Talking about its nitty-gritty, we plan to integrate the omnichannel model by centralising inventory data using a unified ERP system, making store stock visible to consumers online. Real-time inventory tracking through RFID and cloud-based systems will enable accurate stock updates across channels. Customers can check availability at local stores and choose options like same-day delivery.
We will implement this pilot program in Delhi-NCR and assess its impact by tracking key performance indicators (KPIs) such as order fulfilment rate, delivery time and customer satisfaction scores. Additional metrics include inventory accuracy, store-to-customer delivery efficiency and return rates. We will also monitor sales growth from online channels and cost per delivery. Success in these areas will determine readiness for a national rollout of the omnichannel model.

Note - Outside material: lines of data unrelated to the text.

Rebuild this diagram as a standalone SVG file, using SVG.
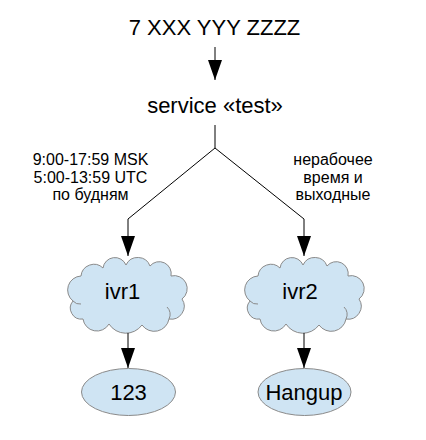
<svg xmlns="http://www.w3.org/2000/svg" width="426" height="440" viewBox="0 0 426 440">
  <style>
    .t { font-family: "Liberation Sans", Arial, sans-serif; fill: #000; text-anchor: middle; }
    .big { font-size: 22px; }
    .lbl { font-size: 16px; }
    .shape { fill: #cfe4f3; stroke: #8a8a8a; stroke-width: 1; }
    .inner { fill: none; stroke: #8a8a8a; stroke-width: 1; }
    .conn { fill: none; stroke: #000; stroke-width: 1; }
  </style>
  <defs>
    <marker id="arrow" markerUnits="userSpaceOnUse" markerWidth="20" markerHeight="14" refX="20" refY="7" orient="auto">
      <path d="M0,0 L20,7 L0,14 Z" fill="#000"/>
    </marker>
    <path id="cloud" d="M4,42 A14,14 0 0 1 12,17 A13,13 0 0 1 34,9 A12,12 0 0 1 57,6 A13,13 0 0 1 81,7 A12,12 0 0 1 102,17 A13,13 0 0 1 113,40 A13,13 0 0 1 100,60 A15,15 0 0 1 73,66 A20,20 0 0 1 40,65 A14,14 0 0 1 14,60 A11,11 0 0 1 4,42 Z"/>
  </defs>

  <g id="phone">
    <text class="t big" x="214.5" y="35">7 XXX YYY ZZZZ</text>
  </g>

  <g id="service">
    <text class="t big" x="215" y="113">service «test»</text>
  </g>

  <g id="label-work">
    <text class="t lbl" x="90.5" y="165">9:00-17:59 MSK</text>
    <text class="t lbl" x="90.5" y="182.5">5:00-13:59 UTC</text>
    <text class="t lbl" x="90.5" y="200">по будням</text>
  </g>

  <g id="label-off">
    <text class="t lbl" x="333" y="165">нерабочее</text>
    <text class="t lbl" x="333" y="182.5">время и</text>
    <text class="t lbl" x="333" y="200">выходные</text>
  </g>

  <g id="ivr1" transform="translate(69,259)">
    <use href="#cloud" class="shape"/>
    <path class="inner" d="M4,42 A9,9 0 0 0 12,45"/>
    <path class="inner" d="M100,60 A10,10 0 0 0 98,48"/>
    <text class="t big" x="53.5" y="40">ivr1</text>
  </g>

  <g id="ivr2" transform="translate(246,259)">
    <use href="#cloud" class="shape"/>
    <path class="inner" d="M4,42 A9,9 0 0 0 12,45"/>
    <path class="inner" d="M100,60 A10,10 0 0 0 98,48"/>
    <text class="t big" x="54" y="40">ivr2</text>
  </g>

  <g id="n123">
    <ellipse class="shape" cx="128.5" cy="392" rx="47" ry="23.5"/>
    <text class="t big" x="128.5" y="399.5">123</text>
  </g>

  <g id="hangup">
    <ellipse class="shape" cx="304.5" cy="392" rx="46.5" ry="23.5"/>
    <text class="t big" x="304" y="399.5">Hangup</text>
  </g>

  <g id="connectors">
    <path class="conn" d="M215,47 V80" marker-end="url(#arrow)"/>
    <path class="conn" d="M215,125 V148 L128,219 V256" marker-end="url(#arrow)"/>
    <path class="conn" d="M215,148 L304,219 V256" marker-end="url(#arrow)"/>
    <path class="conn" d="M128,333 V368" marker-end="url(#arrow)"/>
    <path class="conn" d="M304,333 V368" marker-end="url(#arrow)"/>
  </g>
</svg>
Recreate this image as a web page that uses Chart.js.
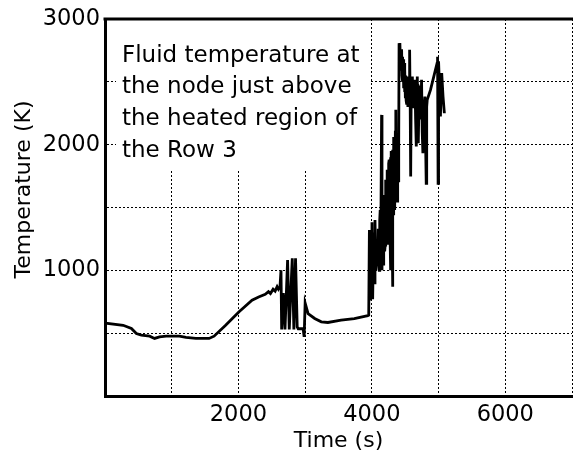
<!DOCTYPE html>
<html>
<head>
<meta charset="utf-8">
<script src="https://cdn.jsdelivr.net/npm/chart.js@4/dist/chart.umd.min.js"></script>
<style>
html,body{margin:0;padding:0;background:#fff;overflow:hidden;width:573px;height:454px;}
canvas{display:block;}
</style>
</head>
<body>
<canvas id="c" width="578" height="454"></canvas>
<script>
// ---- data ----
const timeS = [
  0, 8, 272, 396, 470, 545, 669, 743, 817, 917, 1115, 1214, 1362, 1560, 1635, 1808, 2006, 2204, 2303, 2402,
  2450, 2480, 2520, 2550, 2580, 2600,
  2623, 2638, 2648, 2673, 2698, 2737, 2762, 2787, 2807, 2831, 2856, 2881, 2896, 2970, 2985, 3000,
  3044, 3143, 3242, 3341, 3539, 3737, 3940,
  3953, 3963, 3970, 3978, 3990, 4002, 4012, 4027, 4037, 4047, 4060, 4077, 4090,
  4096, 4103, 4111, 4118, 4125, 4130, 4136, 4146, 4152, 4158, 4161, 4168, 4175, 4180, 4186, 4192, 4200,
  4205, 4210, 4216, 4225, 4230, 4235, 4240, 4245, 4252, 4260, 4266, 4272, 4278, 4285, 4290, 4295, 4302,
  4309, 4316, 4320, 4324, 4330, 4334, 4340, 4344, 4352, 4359, 4366, 4370, 4374, 4380, 4384, 4390, 4394,
  4400, 4405, 4408,
  4420, 4428, 4433, 4440, 4446, 4452, 4458, 4464, 4470, 4477, 4483, 4490, 4495, 4502, 4508, 4514, 4520,
  4526, 4532, 4540, 4548, 4557, 4563, 4569, 4575, 4582,
  4590, 4607, 4618, 4631, 4646, 4656, 4666, 4681, 4696,
  4710, 4721, 4733, 4745, 4755, 4765, 4780, 4795, 4815, 4822, 4830, 4879, 4929, 4978, 4985, 4993, 5000,
  5008, 5028, 5047, 5067, 5087
];
const tempK = [
  660, 580, 563, 537, 497, 484, 476, 458, 471, 476, 476, 466, 458, 458, 476, 563, 669, 762, 788, 809,
  830, 815, 850, 835, 870, 850,
  870, 1000, 530, 820, 530, 1082, 530, 850, 1095, 530, 1095, 550, 535, 535, 470, 740,
  656, 617, 590, 585, 603, 616, 640,
  643, 1321, 760, 1200, 1100, 1382, 770, 1300, 900, 1400, 1000, 1214, 1050,
  1330, 1050, 1000, 1400, 1480, 1100, 1150, 2237, 1000, 1350, 1300, 1050, 1100, 1550, 1600, 1150, 1200,
  1650, 1720, 1250, 1346, 1800, 1750, 1250, 1214, 1850, 1880, 1350, 1300, 1900, 1000, 1950, 1900, 1400,
  869, 1960, 1450, 1500, 2050, 2050, 1500, 1480, 2100, 2277, 1600, 2050, 2000, 1550, 1550, 2050, 2012,
  1700, 2000, 2795,
  2809, 2650, 2750, 2600, 2760, 2550, 2700, 2500, 2680, 2450, 2650, 2420, 2600, 2380, 2550, 2350, 2520,
  2320, 2543, 2300, 2480, 2450, 2650, 2756, 2300, 1746,
  2450, 2543, 2300, 2410, 2516, 2200, 1986, 2543, 2012,
  2450, 2436, 2200, 2516, 2100, 1932, 2277, 2383, 1693, 2300, 2357, 2436, 2543, 2649, 2700, 1693, 2663,
  2543, 2224, 2569, 2383, 2250
];
const xTickLabels = [2000, 4000, 6000];
const yTickLabels = [1000, 2000, 3000];
const xTitle = 'Time (s)';
const yTitle = 'Temperature (K)';
const noteLines = ['Fluid temperature at', 'the node just above', 'the heated region of', 'the Row 3'];

const FONT = 'DejaVu Sans';
const points = timeS.map((t, i) => ({x: t, y: tempK[i]}));

const framePlugin = {
  id: 'frame',
  beforeDatasetsDraw(chart) {
    const {ctx, chartArea: a} = chart;
    ctx.save();
    ctx.fillStyle = '#fff';
    ctx.fillRect(a.left + 11, a.top, 255, 150);
    ctx.fillStyle = '#000';
    ctx.font = '23px "' + FONT + '"';
    ctx.textAlign = 'left';
    ctx.textBaseline = 'alphabetic';
    noteLines.forEach((s, i) => ctx.fillText(s, a.left + 17, a.top + 42.5 + i * 31.7));
    ctx.restore();
  },
  afterDraw(chart) {
    const {ctx, chartArea: a} = chart;
    ctx.save();
    ctx.fillStyle = '#000';
    ctx.fillRect(a.left - 1.5, a.top - 1.5, a.right - a.left + 3, 3);
    ctx.translate(24, (a.top + a.bottom) / 2 - 18);
    ctx.rotate(-Math.PI / 2);
    ctx.font = '22px "' + FONT + '"';
    ctx.textAlign = 'center';
    ctx.textBaseline = 'middle';
    ctx.fillText(yTitle, 0, 0);
    ctx.restore();
  }
};

new Chart(document.getElementById('c'), {
  type: 'scatter',
  data: {
    datasets: [{
      data: points,
      showLine: true,
      borderColor: '#000',
      backgroundColor: '#000',
      borderWidth: 2.8,
      pointRadius: 0,
      tension: 0,
      borderJoinStyle: 'miter'
    }]
  },
  options: {
    responsive: false,
    animation: false,
    devicePixelRatio: 1,
    layout: {padding: {left: 0, right: 2, top: 19, bottom: 0}},
    plugins: {legend: {display: false}, tooltip: {enabled: false}},
    scales: {
      x: {
        type: 'linear', min: 0, max: 7000,
        ticks: {
          stepSize: 1000, autoSkip: false, maxRotation: 0, padding: 6,
          color: '#000', font: {family: FONT, size: 22.5},
          callback: v => xTickLabels.includes(v) ? String(v) : ''
        },
        grid: {color: '#000', lineWidth: 1, drawTicks: false},
        border: {display: true, color: '#000', width: 3, dash: [2, 2]},
        title: {display: true, text: xTitle, color: '#000', font: {family: FONT, size: 22}, padding: {top: 0, bottom: 0}},
        afterFit: s => { s.height = 58; }
      },
      y: {
        type: 'linear', min: 0, max: 3000,
        ticks: {
          stepSize: 500, autoSkip: false, padding: 5,
          color: '#000', font: {family: FONT, size: 22.5},
          callback: v => yTickLabels.includes(v) ? String(v) : ''
        },
        grid: {color: '#000', lineWidth: 1, drawTicks: false},
        border: {display: true, color: '#000', width: 3, dash: [2, 2]},
        afterFit: s => { s.width = 105; }
      }
    }
  },
  plugins: [framePlugin]
});
</script>
</body>
</html>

However, there are potential challenges we may face with the dark warehouse model, including inventory synchronisation, logistical complexities and maintaining operational efficiency during peak times. Our focus would also be on training staff on new fulfilment processes and optimising delivery routes.
AR: How do you view the current consumer sentiment?
AA: Current consumer sentiment in India remains largely positive, indicating a strong demand for goods and services. Even though there can be ups and downs because of factors like inflation, interest rates and global events, the overall feeling is that people are confident of the economy and ready to spend. This good sentiment is backed by signs like rising disposable incomes, increased consumer spending and a growing middle-class.
In terms of our business performance, we are seeing specific trends in our product categories. The fastest-growing category for us is men’s denim, which makes up about 6 per cent -6.5 per cent of our total revenue. Men’s T-shirts come in close behind, accounting for 5.5 per cent – 6 per cent. We expect to see a more balanced revenue spread across categories in the future. While menswear will likely stay strong, we also anticipate growth in women’s ethnicwear and kids’ apparel, driven by rising demand and changing fashion preferences in Tier-2 and Tier-3 cities.